If you have a paper Bible, what I would do is write the words “so that.” (I wouldn’t recommend you write it on your screen.) But write “so that” in the margin of your Bible. So, the purpose, the outcome that God intends for promising to Abraham that he will become a great nation, for creating a people unto Himself, is that all peoples will be blessed through His people: “All peoples will be blessed through you.” You’re going to hear me say that a hundred times: The purpose of God is always the blessing of all peoples. Whatever God does to, for, among, or against His people is always for the sake of His purpose that He be known and worshiped by all peoples. Everything that we experience as the people of God, as we faithfully follow Him or even as we need to be corrected by Him, is to our benefit but never just for our sakes. We benefit from what God does in our life just as Israel would benefit. The promise of the law is clear, isn’t it? “If you obey, you will prosper. If you obey, I will protect you. If you obey, you will experience blessing like you’ve never seen, but it’s never just for your sake.” God will reveal Himself to all peoples so that they can know and worship Him through the way He interacts with His people.
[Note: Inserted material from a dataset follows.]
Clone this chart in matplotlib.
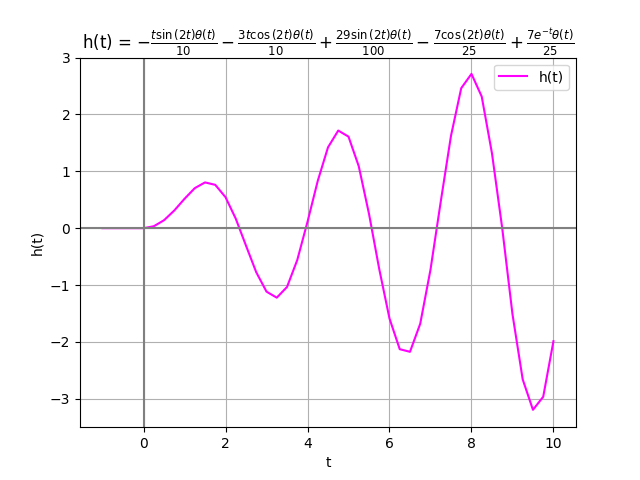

That was true in the founding of the nation through Abraham, and it’s true for you and for me today.

That basic change, you just flip that switch and the way you understand how God relates to you and how God relates to His people will change the way you read the Bible; change the way you think about your Christian life; change the way you think about what you do to live in ways that are more consistent with God’s Word; change the way you think about your own sin; change the way you think about your future, your calling. It will, it can, change everything because now I’m not just the focus. Whatever God does for me is always for the sake of others. This idea then carries through the promise that God made to Abraham, that all nations would be blessed through him is repeated to Isaac; it’s repeated to Jacob; and ultimately, it becomes the charter for the nation.